Un visiteur sud-coréen expérimente un jeu en réalité virtuelle en utilisant le Samsung Galaxy S7 Edge à la Korea Electronics Grand Fair (KES2016) à Séoul le 26 octobre 2016. (Crédits : Seung-il Ryu/NurPhoto/via AFP)
Un visiteur sud-coréen expérimente un jeu en réalité virtuelle en utilisant le Samsung Galaxy S7 Edge à la Korea Electronics Grand Fair (KES2016) à Séoul le 26 octobre 2016. (Crédits : Seung-il Ryu/NurPhoto/via AFP)
Il est des rengaines que l’on raconte aux enfants pour les endormir, d’autres que les adultes se racontent pour éviter de voir la vérité en face. Parmi ces dernières, il en circule une qui concerne l’Asie : les Asiatiques copient et sont incapables d’inventer. Cela s’entendait à propos des Japonais, puis des Coréens et maintenant des Chinois.
*J. M. Howkins, auteur de l’économie créatrice dans une tribune du Financial Times, le 12 Décembre 2013.

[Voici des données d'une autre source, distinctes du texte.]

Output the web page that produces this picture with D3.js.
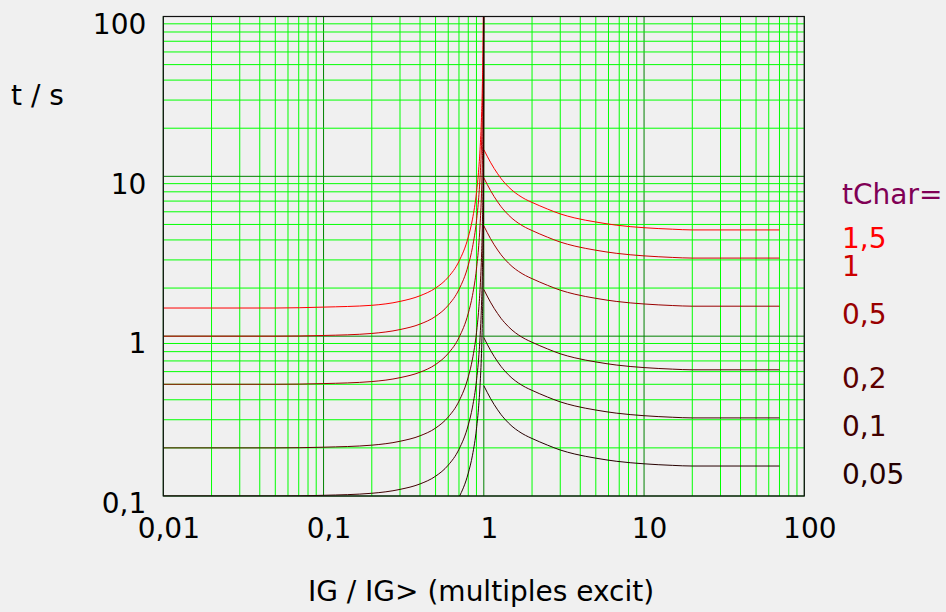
<!DOCTYPE html>
<html>
<head>
<meta charset="utf-8">
<title>tChar characteristic</title>
<script src="https://d3js.org/d3.v7.min.js"></script>
<style>
  body { margin: 0; background: #f0f0f0; }
  svg { display: block; font-family: "DejaVu Sans", sans-serif; }
</style>
</head>
<body>
<svg width="946" height="612"></svg>
<script>
// tick labels (comma decimals as in the original)
var xTicks = [0.01, 0.1, 1, 10, 100];
var xTickLabels = ["0,01", "0,1", "1", "10", "100"];
var yTicks = [0.1, 1, 10, 100];
var yTickLabels = ["0,1", "1", "10", "100"];

// curve parameters
var tChar = [1.5, 1, 0.5, 0.2, 0.1, 0.05];
var tCharLabels = ["1,5", "1", "0,5", "0,2", "0,1", "0,05"];
var curveColors = ["#ff0000", "#cc0000", "#990000", "#5c0000", "#400000", "#260000"];

// IG/IG> below 1 (times rise towards 1)
var leftI = [0.01, 0.02, 0.05, 0.1, 0.2, 0.3, 0.4, 0.5, 0.6, 0.7, 0.8, 0.85, 0.9, 0.93, 0.95, 0.97, 0.98, 0.99, 0.995, 0.999, 0.9999];
var leftT = [
  [1.5, 1.5, 1.5, 1.52, 1.56, 1.65, 1.79, 2.0, 2.34, 2.94, 4.17, 5.4, 7.9, 11.1, 15.4, 25.4, 38, 75, 150, 750, 7500],
  [1.0, 1.0, 1.0, 1.01, 1.04, 1.1, 1.19, 1.33, 1.56, 1.96, 2.78, 3.6, 5.26, 7.4, 10.3, 16.9, 25.3, 50, 100, 500, 5000],
  [0.5, 0.5, 0.5, 0.505, 0.52, 0.55, 0.595, 0.665, 0.78, 0.98, 1.39, 1.8, 2.63, 3.7, 5.15, 8.45, 12.6, 25, 50, 250, 2500],
  [0.2, 0.2, 0.2, 0.202, 0.208, 0.22, 0.238, 0.266, 0.312, 0.392, 0.556, 0.72, 1.05, 1.48, 2.06, 3.38, 5.06, 10, 20, 100, 1000],
  [0.1, 0.1, 0.1, 0.101, 0.104, 0.11, 0.119, 0.133, 0.156, 0.196, 0.278, 0.36, 0.526, 0.74, 1.03, 1.69, 2.53, 5, 10, 50, 500],
  [0.05, 0.05, 0.05, 0.0505, 0.052, 0.055, 0.0595, 0.0665, 0.078, 0.098, 0.139, 0.18, 0.263, 0.37, 0.515, 0.845, 1.26, 2.5, 5, 25, 250]
];

// IG/IG> from 1 upward (times fall to a floor)
var rightI = [1, 1.05, 1.1, 1.16, 1.22, 1.28, 1.35, 1.5, 1.65, 1.82, 2, 2.5, 3, 3.7, 5, 6.7, 10, 15, 20, 70];
var rightT = [
  [14.7, 13.37, 12.26, 11.2, 10.38, 9.7, 9.1, 8.19, 7.62, 7.18, 6.87, 6.24, 5.82, 5.49, 5.18, 4.95, 4.77, 4.67, 4.62, 4.62],
  [9.8, 8.91, 8.17, 7.47, 6.92, 6.47, 6.07, 5.46, 5.08, 4.79, 4.58, 4.16, 3.88, 3.66, 3.45, 3.30, 3.18, 3.11, 3.08, 3.08],
  [4.9, 4.455, 4.085, 3.735, 3.46, 3.235, 3.035, 2.73, 2.54, 2.395, 2.29, 2.08, 1.94, 1.83, 1.725, 1.65, 1.59, 1.555, 1.54, 1.54],
  [1.96, 1.782, 1.634, 1.494, 1.384, 1.294, 1.214, 1.092, 1.016, 0.958, 0.916, 0.832, 0.776, 0.732, 0.69, 0.66, 0.636, 0.622, 0.616, 0.616],
  [0.98, 0.891, 0.817, 0.747, 0.692, 0.647, 0.607, 0.546, 0.508, 0.479, 0.458, 0.416, 0.388, 0.366, 0.345, 0.33, 0.318, 0.311, 0.308, 0.308],
  [0.49, 0.4455, 0.4085, 0.3735, 0.346, 0.3235, 0.3035, 0.273, 0.254, 0.2395, 0.229, 0.208, 0.194, 0.183, 0.1725, 0.165, 0.159, 0.1555, 0.154, 0.154]
];

var svg = d3.select("svg");
var plotL = 163.3, plotR = 804.3, plotT = 16.5, plotB = 496;

var x = d3.scaleLog().domain([0.01, 100]).range([plotL, plotR]);
var y = d3.scaleLog().domain([0.1, 100]).range([plotB, plotT]);

function isDecade(d) {
    var l = Math.log10(d);
    return Math.abs(l - Math.round(l)) < 1e-9;
}

// grid: minor lines first, decade lines on top
var gx = x.ticks().sort(function(a, b) { return isDecade(a) - isDecade(b); });
var gy = y.ticks().sort(function(a, b) { return isDecade(a) - isDecade(b); });

var grid = svg.append("g").attr("class", "grid");
grid.selectAll("line.v")
    .data(gx)
    .enter().append("line")
    .attr("class", "v")
    .attr("x1", function(d) { return x(d); })
    .attr("x2", function(d) { return x(d); })
    .attr("y1", plotT)
    .attr("y2", plotB)
    .attr("stroke", function(d) { return isDecade(d) ? "#008000" : "#00ff00"; })
    .attr("stroke-width", 1);

grid.selectAll("line.h")
    .data(gy)
    .enter().append("line")
    .attr("class", "h")
    .attr("y1", function(d) { return y(d); })
    .attr("y2", function(d) { return y(d); })
    .attr("x1", plotL)
    .attr("x2", plotR)
    .attr("stroke", function(d) { return isDecade(d) ? "#008000" : "#00ff00"; })
    .attr("stroke-width", 1);

// axes (labels only)
var xAxis = svg.append("g")
    .attr("transform", "translate(0," + plotB + ")")
    .call(d3.axisBottom(x).tickValues(xTicks).tickSize(0).tickPadding(22)
        .tickFormat(function(d, i) { return xTickLabels[i]; }));
xAxis.select(".domain").remove();
xAxis.selectAll("text")
    .attr("dx", 5)
    .attr("font-size", 28)
    .attr("font-family", "DejaVu Sans")
    .attr("fill", "#000");

var yAxis = svg.append("g")
    .attr("transform", "translate(" + plotL + ",0)")
    .call(d3.axisLeft(y).tickValues(yTicks).tickSize(0).tickPadding(17)
        .tickFormat(function(d, i) { return yTickLabels[i]; }));
yAxis.select(".domain").remove();
yAxis.selectAll("text")
    .attr("dy", "0.6em")
    .attr("font-size", 28)
    .attr("font-family", "DejaVu Sans")
    .attr("fill", "#000");

// curves
svg.append("clipPath").attr("id", "plotclip")
    .append("rect")
    .attr("x", plotL).attr("y", plotT)
    .attr("width", plotR - plotL).attr("height", plotB - plotT);

var line = d3.line()
    .x(function(d) { return x(d[0]); })
    .y(function(d) { return y(d[1]); })
    .curve(d3.curveMonotoneX);

var curves = svg.append("g").attr("clip-path", "url(#plotclip)");
tChar.forEach(function(tc, i) {
    var lpts = leftI.map(function(c, j) { return [c, leftT[i][j]]; });
    var rpts = rightI.map(function(c, j) { return [c, rightT[i][j]]; });
    [lpts, rpts].forEach(function(pts) {
        curves.append("path")
            .datum(pts)
            .attr("d", line)
            .attr("fill", "none")
            .attr("stroke", curveColors[i])
            .attr("stroke-width", 1);
    });
});

// frame
svg.append("rect")
    .attr("x", plotL).attr("y", plotT)
    .attr("width", plotR - plotL).attr("height", plotB - plotT)
    .attr("fill", "none")
    .attr("stroke", "#111")
    .attr("stroke-width", 1.2);

// legend on the right
svg.append("text")
    .attr("x", 842).attr("y", 204)
    .attr("font-size", 28)
    .attr("fill", "#800055")
    .text("tChar=");

svg.selectAll("text.lbl")
    .data(tChar)
    .enter().append("text")
    .attr("class", "lbl")
    .attr("x", 842)
    .attr("y", function(d, i) { return y(rightT[i][rightT[i].length - 1]) + 18; })
    .attr("font-size", 28)
    .attr("fill", function(d, i) { return curveColors[i]; })
    .text(function(d, i) { return tCharLabels[i]; });

// axis titles
svg.append("text")
    .attr("x", 11).attr("y", 105)
    .attr("font-size", 28)
    .attr("fill", "#000")
    .text("t / s");

svg.append("text")
    .attr("x", 481).attr("y", 601)
    .attr("text-anchor", "middle")
    .attr("font-size", 28)
    .attr("fill", "#000")
    .text("IG / IG> (multiples excit)");
</script>
</body>
</html>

Outre l’amnésie historique au cœur de ces propos, ceux qui les tiennent oublient que copier permet de progresser lorsque l’on fait soi-même des efforts. Sinon la copie est une rente contre-productive comme le démontre une recherche sur les conséquences de l’espionnage industrielle par la Stasi : les espions est-allemands avaient réussi à acquérir toutes les technologies utilisées par l’Allemagne de l’Ouest ; or non seulement cette acquisition n’a pas permis le rattrapage mais la copie a eu un effet d’éviction sur la R&D en RDA. Ce n’est pas le cas en Asie et encore moins en Chine. Comme le remarque non sans ironie J. M. Howkins, auteur d’un livre sur l’économie créatrice*, dire que les Chinois sont des copieurs est une demi-vérité : ce sont d’excellents copieurs ! Si Baidu a commencé par être la copie conforme de Google, le moteur de recherche chinois a évolué. L’attention portée à la copie ne doit pas masquer l’essentiel. En même temps qu’ils copient, les pays asiatiques investissent dans la recherche et le développement.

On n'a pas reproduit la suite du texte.